-- Figure scripts --
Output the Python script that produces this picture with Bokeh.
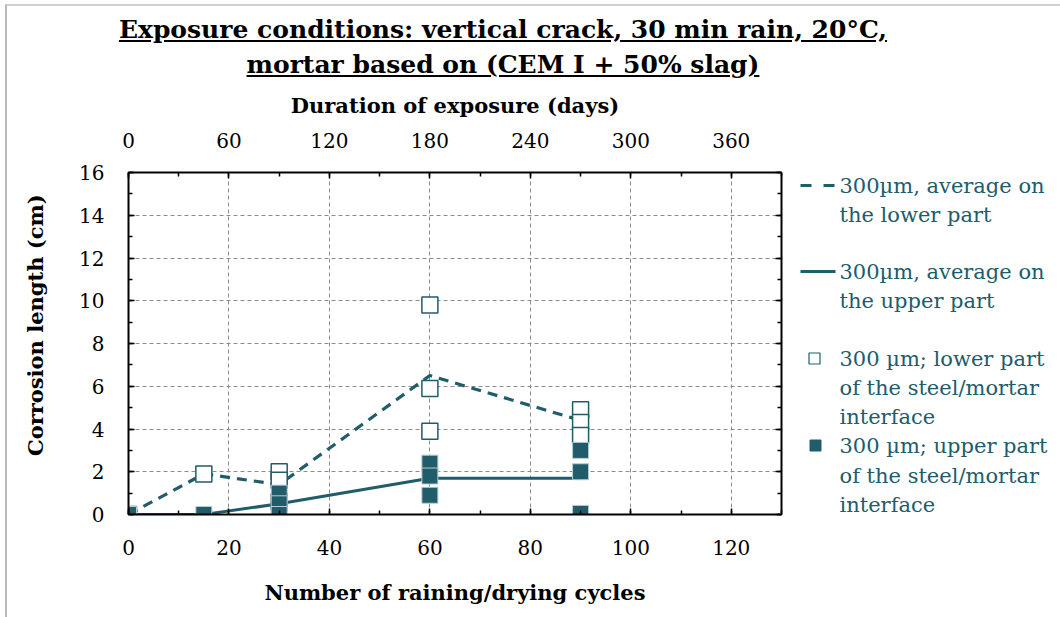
from bokeh.plotting import figure
from bokeh.models import (Range1d, LinearAxis, Div, FixedTicker, Grid)
from bokeh.layouts import column, row
from bokeh.core.properties import value
from bokeh.embed import file_html
from bokeh.resources import INLINE

# ---------------- data ----------------
cycles_avg = [0, 15, 30, 60, 90]
avg_lower = [0.0, 1.9, 1.4, 6.5, 4.4]
avg_upper = [0.0, 0.0, 0.5, 1.7, 1.7]

lower_cycles = [0, 15, 30, 30, 30, 60, 60, 60, 90, 90, 90]
lower_values = [0.0, 1.9, 2.0, 1.6, 0.6, 9.8, 5.9, 3.9, 4.9, 4.3, 3.7]

upper_cycles = [0, 15, 30, 30, 30, 60, 60, 60, 90, 90, 90]
upper_values = [0.0, 0.0, 1.0, 0.5, 0.0, 2.4, 1.8, 0.9, 3.0, 2.0, 0.05]

x_ticks = [0, 20, 40, 60, 80, 100, 120]
day_ticks = [0, 60, 120, 180, 240, 300, 360]
y_ticks = [0, 2, 4, 6, 8, 10, 12, 14, 16]

title_lines = ["Exposure conditions: vertical crack, 30 min rain, 20°C,",
               "mortar based on (CEM I + 50% slag)"]
legend_labels = [["300µm, average on", "the lower part"],
                 ["300µm, average on", "the upper part"],
                 ["300 µm; lower part", "of the steel/mortar", "interface"],
                 ["300 µm; upper part", "of the steel/mortar", "interface"]]

TEAL = "#215C6A"
FONT = "DejaVu Serif"

# ---------------- title ----------------
title = Div(
    text=("<div style=\"position:absolute;left:5px;top:4px;width:1200px;height:700px;"
          "border-top:2px solid #cfcfcf;border-left:2px solid #b9b9b9;z-index:10;"
          "pointer-events:none;\"></div>"
          "<div style=\"width:1006px;text-align:center;font-family:'%s';font-weight:bold;"
          "font-size:25px;line-height:35px;text-decoration:underline;color:#000;\">"
          "%s<br>%s</div>") % (FONT, title_lines[0], title_lines[1]),
    width=1006, height=84,
    styles={"margin": "0", "padding-top": "12px", "overflow": "visible",
            "z-index": "10"})

# ---------------- main figure ----------------
p = figure(x_range=Range1d(0, 130), y_range=Range1d(0, 16),
           frame_width=653, frame_height=342,
           min_border_left=128, min_border_top=88, min_border_bottom=95,
           min_border_right=12,
           output_backend="svg", toolbar_location=None,
           x_axis_type=None, y_axis_type=None,
           background_fill_color="white", border_fill_color="white")
p.outline_line_color = None
p.extra_x_ranges = {"days": Range1d(0, 390)}


def style_axis(ax, show_labels=True):
    ax.axis_line_color = "black"
    ax.axis_line_width = 2
    ax.major_tick_in = 6
    ax.major_tick_out = 0
    ax.minor_tick_in = 4
    ax.minor_tick_out = 0
    ax.major_tick_line_color = "black"
    ax.minor_tick_line_color = "black"
    ax.major_tick_line_width = 1.5
    ax.minor_tick_line_width = 1.5
    ax.major_label_text_font = FONT
    ax.major_label_text_font_size = "20px"
    ax.major_label_text_color = "black" if show_labels else None
    ax.axis_label_text_font = FONT
    ax.axis_label_text_font_style = "bold"
    ax.axis_label_text_font_size = "21px"
    ax.axis_label_text_color = "black"


xb = LinearAxis(axis_label="Number of raining/drying cycles")
xb.ticker = FixedTicker(ticks=x_ticks, minor_ticks=list(range(0, 131, 10)))
style_axis(xb)
xb.major_label_standoff = 25
xb.axis_label_standoff = 22
p.add_layout(xb, "below")

xt = LinearAxis(x_range_name="days", axis_label="Duration of exposure (days)")
xt.ticker = FixedTicker(ticks=day_ticks, minor_ticks=list(range(0, 391, 30)))
style_axis(xt)
xt.major_label_standoff = 25
xt.axis_label_standoff = 12
p.add_layout(xt, "above")

yl = LinearAxis(axis_label="\u00a0" * 5 + "Corrosion length (cm)")
yl.ticker = FixedTicker(ticks=y_ticks, minor_ticks=list(range(0, 17)))
style_axis(yl)
yl.major_label_standoff = 24
yl.axis_label_standoff = 28
p.add_layout(yl, "left")

yr = LinearAxis()
yr.ticker = FixedTicker(ticks=y_ticks, minor_ticks=list(range(0, 17)))
style_axis(yr, show_labels=False)
yr.major_label_text_font_size = "0px"
yr.major_label_standoff = 0
p.add_layout(yr, "right")

gx = Grid(dimension=0, ticker=FixedTicker(ticks=x_ticks[1:]),
          grid_line_color="#8c8c8c", grid_line_dash="4 3", grid_line_width=1)
gy = Grid(dimension=1, ticker=FixedTicker(ticks=y_ticks[1:]),
          grid_line_color="#8c8c8c", grid_line_dash="4 3", grid_line_width=1)
p.add_layout(gx)
p.add_layout(gy)

p.line(cycles_avg, avg_lower, line_color=TEAL, line_width=3.2, line_dash="10 7")
p.line(cycles_avg, avg_upper, line_color=TEAL, line_width=3)
p.scatter(lower_cycles, lower_values, marker="square", size=16,
          fill_color="white", line_color=TEAL, line_width=1.5)
p.scatter(upper_cycles, upper_values, marker="square", size=16,
          fill_color=TEAL, line_color="#B7CCD2", line_width=1)

# ---------------- legend panel (pixel-like coordinates) ----------------
leg = figure(x_range=Range1d(793, 1055), y_range=Range1d(514, 172),
             frame_width=262, frame_height=342,
             min_border_left=0, min_border_right=0,
             min_border_top=88, min_border_bottom=95,
             output_backend="svg", toolbar_location=None,
             x_axis_type=None, y_axis_type=None)
leg.outline_line_color = None
leg.grid.visible = False

line_ys = [[185, 214], [271, 300], [358, 387, 416], [445, 475, 504]]
text_x = 839
for labels, ys in zip(legend_labels, line_ys):
    leg.text(x=[text_x] * len(labels), y=ys, text=labels,
             text_font=value(FONT), text_font_size=value("21px"),
             text_color=TEAL, text_baseline="middle", text_align="left")

leg.line([800, 834], [185, 185], line_color=TEAL, line_width=3,
         line_dash="11 12")
leg.line([800, 835], [271, 271], line_color=TEAL, line_width=3)
leg.scatter([814], [358], marker="square", size=11, fill_color="white",
            line_color=TEAL, line_width=1.2)
leg.scatter([815], [445], marker="square", size=11, fill_color=TEAL,
            line_color=TEAL, line_width=1)

layout = column(title, row(p, leg, spacing=0), spacing=0)

open("out.html", "w").write(file_html(layout, INLINE))
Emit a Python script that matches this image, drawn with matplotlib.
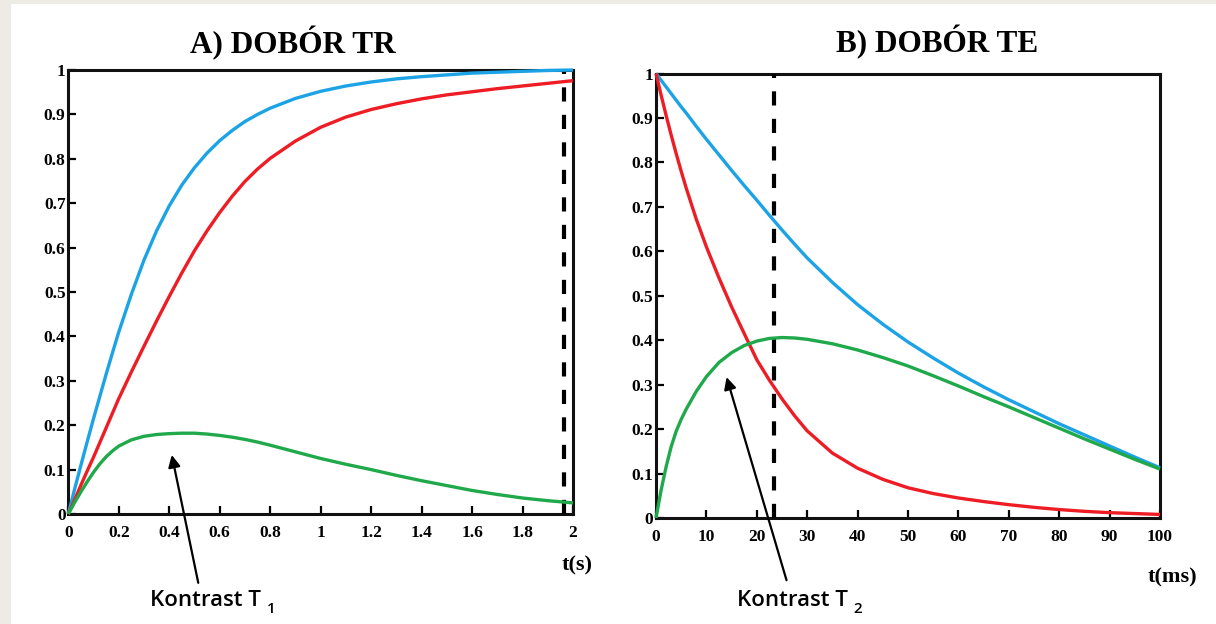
import matplotlib
matplotlib.use("Agg")
import matplotlib.pyplot as plt
from matplotlib.patches import Rectangle

# ---------------- data ----------------
# Panel A: choice of TR (time in s)
tA = [0, 0.025, 0.05, 0.075, 0.1, 0.125, 0.15, 0.175, 0.2, 0.25, 0.3, 0.35, 0.4,
      0.45, 0.5, 0.55, 0.6, 0.65, 0.7, 0.75, 0.8, 0.9, 1.0, 1.1, 1.2, 1.3, 1.4,
      1.5, 1.6, 1.7, 1.8, 1.9, 2.0]
blueA = [0, 0.056, 0.11, 0.163, 0.215, 0.265, 0.315, 0.363, 0.41, 0.495, 0.572,
         0.638, 0.694, 0.741, 0.78, 0.813, 0.841, 0.864, 0.884, 0.90, 0.914,
         0.936, 0.952, 0.964, 0.973, 0.98, 0.985, 0.989, 0.993, 0.995, 0.997,
         0.999, 1.0]
redA = [0, 0.032, 0.065, 0.097, 0.128, 0.161, 0.194, 0.227, 0.26, 0.32, 0.378,
        0.435, 0.49, 0.543, 0.593, 0.638, 0.679, 0.716, 0.749, 0.777, 0.801,
        0.84, 0.871, 0.894, 0.911, 0.924, 0.935, 0.944, 0.951, 0.958, 0.964,
        0.97, 0.976]
greenA = [0, 0.026, 0.05, 0.073, 0.094, 0.113, 0.129, 0.142, 0.153, 0.167, 0.175,
          0.179, 0.181, 0.182, 0.182, 0.18, 0.177, 0.173, 0.168, 0.162, 0.155,
          0.14, 0.125, 0.112, 0.10, 0.087, 0.075, 0.064, 0.053, 0.044, 0.036,
          0.03, 0.025]
dashA = 1.965

# Panel B: choice of TE (time in ms)
tB = [0, 1, 2, 3, 4, 5, 6, 8, 10, 12.5, 15, 17.5, 20, 22.5, 25, 27.5, 30, 35, 40,
      45, 50, 55, 60, 65, 70, 75, 80, 85, 90, 95, 100]
blueB = [1.0, 0.985, 0.97, 0.955, 0.94, 0.925, 0.911, 0.881, 0.852, 0.817, 0.782,
         0.748, 0.715, 0.681, 0.648, 0.616, 0.585, 0.53, 0.48, 0.436, 0.396,
         0.36, 0.326, 0.295, 0.266, 0.239, 0.212, 0.187, 0.162, 0.137, 0.113]
redB = [1.0, 0.952, 0.906, 0.862, 0.82, 0.78, 0.742, 0.672, 0.61, 0.54, 0.475,
        0.415, 0.356, 0.31, 0.268, 0.23, 0.196, 0.146, 0.112, 0.087, 0.068,
        0.055, 0.045, 0.037, 0.03, 0.024, 0.019, 0.015, 0.012, 0.01, 0.008]
greenB = [0, 0.062, 0.115, 0.16, 0.195, 0.222, 0.245, 0.285, 0.318, 0.35, 0.372,
          0.388, 0.398, 0.404, 0.406, 0.405, 0.402, 0.392, 0.378, 0.361, 0.342,
          0.32, 0.297, 0.273, 0.25, 0.226, 0.202, 0.178, 0.155, 0.132, 0.11]
dashB = 23.5

yticks = [0, 0.1, 0.2, 0.3, 0.4, 0.5, 0.6, 0.7, 0.8, 0.9, 1]
yticklabels = ["0", "0.1", "0.2", "0.3", "0.4", "0.5", "0.6", "0.7", "0.8", "0.9", "1"]
xticksA = [0, 0.2, 0.4, 0.6, 0.8, 1.0, 1.2, 1.4, 1.6, 1.8, 2.0]
xticklabelsA = ["0", "0.2", "0.4", "0.6", "0.8", "1", "1.2", "1.4", "1.6", "1.8", "2"]
xticksB = [0, 10, 20, 30, 40, 50, 60, 70, 80, 90, 100]
xticklabelsB = [str(v) for v in xticksB]

titleA = "A) DOBÓR TR"
titleB = "B) DOBÓR TE"
xlabelA = "t(s)"
xlabelB = "t(ms)"
noteA = ("Kontrast T", "1")
noteB = ("Kontrast T", "2")

# ---------------- style ----------------
BLUE = "#1ca3e6"
RED = "#ee1c24"
GREEN = "#20a94a"
W, H = 1216, 624

plt.rcParams["font.family"] = ["Liberation Serif", "DejaVu Serif"]
plt.rcParams["font.weight"] = "bold"

fig = plt.figure(figsize=(W / 100, H / 100), dpi=100)
fig.patch.set_facecolor("#eeebe5")
fig.add_artist(Rectangle((11 / W, 0), 1 - 11 / W, 1 - 4 / H, transform=fig.transFigure,
                         facecolor="white", edgecolor="none", zorder=-10))


def fx(px):
    return px / W


def fy(py):
    return 1 - py / H


def setup(ax, xlim, xticks, xticklabels):
    ax.set_xlim(*xlim)
    ax.set_ylim(0, 1)
    ax.set_xticks(xticks)
    ax.set_xticklabels(xticklabels)
    ax.set_yticks(yticks)
    ax.set_yticklabels(yticklabels)
    ax.tick_params(direction="in", length=6, width=1.6, top=False, right=False,
                   labelsize=12.5, colors="black")
    ax.tick_params(axis="x", pad=8)
    ax.tick_params(axis="y", pad=2)
    for s in ax.spines.values():
        s.set_linewidth(2.2)
        s.set_color("#111111")
    ax.set_facecolor("white")


axA = fig.add_axes([fx(68.3), fy(514), fx(573 - 68.3), (514 - 70) / H])
axB = fig.add_axes([fx(656), fy(518), fx(1160 - 656), (518 - 73.5) / H])
setup(axA, (0, 2), xticksA, xticklabelsA)
setup(axB, (0, 100), xticksB, xticklabelsB)

lw = 2.4
for ax, t, series in ((axA, tA, (blueA, redA, greenA)), (axB, tB, (blueB, redB, greenB))):
    for y, c in zip(series, (BLUE, RED, GREEN)):
        ax.plot(t, y, color=c, lw=lw, clip_on=False, zorder=5,
                solid_capstyle="butt", solid_joinstyle="round")
axA.axvline(dashA, color="black", lw=3, linestyle=(0, (3.4, 3.2)), zorder=4)
axB.axvline(dashB, color="black", lw=3, linestyle=(0, (3.4, 3.2)), zorder=4)

# titles
fig.text(fx(293), fy(43), titleA, ha="center", va="center", fontsize=22.5, fontweight="bold")
fig.text(fx(937), fy(42), titleB, ha="center", va="center", fontsize=22.5, fontweight="bold")

# axis labels
fig.text(fx(577), fy(565), xlabelA, ha="center", va="center", fontsize=16, fontweight="bold")
fig.text(fx(1172), fy(577), xlabelB, ha="center", va="center", fontsize=16, fontweight="bold")

# arrows
arrow = dict(arrowstyle="-|>", color="black", lw=1.6, mutation_scale=18, shrinkA=0, shrinkB=0)
axA.annotate("", xy=(0.41, 0.133), xytext=(0.515, -0.155), arrowprops=arrow,
             annotation_clip=False)
axB.annotate("", xy=(14.0, 0.317), xytext=(25.9, -0.14), arrowprops=arrow,
             annotation_clip=False)

# contrast notes
sans = ["Open Sans", "DejaVu Sans"]
for (main, sub), x0 in ((noteA, 150), (noteB, 737)):
    txt = fig.text(fx(x0), fy(601), main, ha="left", va="center", fontsize=16,
                   family=sans, fontweight="semibold")
    axA.annotate(sub, xy=(1, 0), xycoords=txt, xytext=(4, -3), textcoords="offset points",
                 ha="left", va="bottom", fontsize=11, family=sans, fontweight="semibold",
                 annotation_clip=False)

fig.savefig("out.png", dpi=100, facecolor=fig.get_facecolor())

-- TASK --
Keep the pictures out, and extract only the lines that begin at the one containing "Emit a Python" and end at the one containing "from matplotlib.patches import Rectangle", inclusive.

-- ANSWER FOR THIS EXERCISE --
Emit a Python script that matches this image, drawn with matplotlib.
import matplotlib
matplotlib.use("Agg")
import matplotlib.pyplot as plt
from matplotlib.patches import Rectangle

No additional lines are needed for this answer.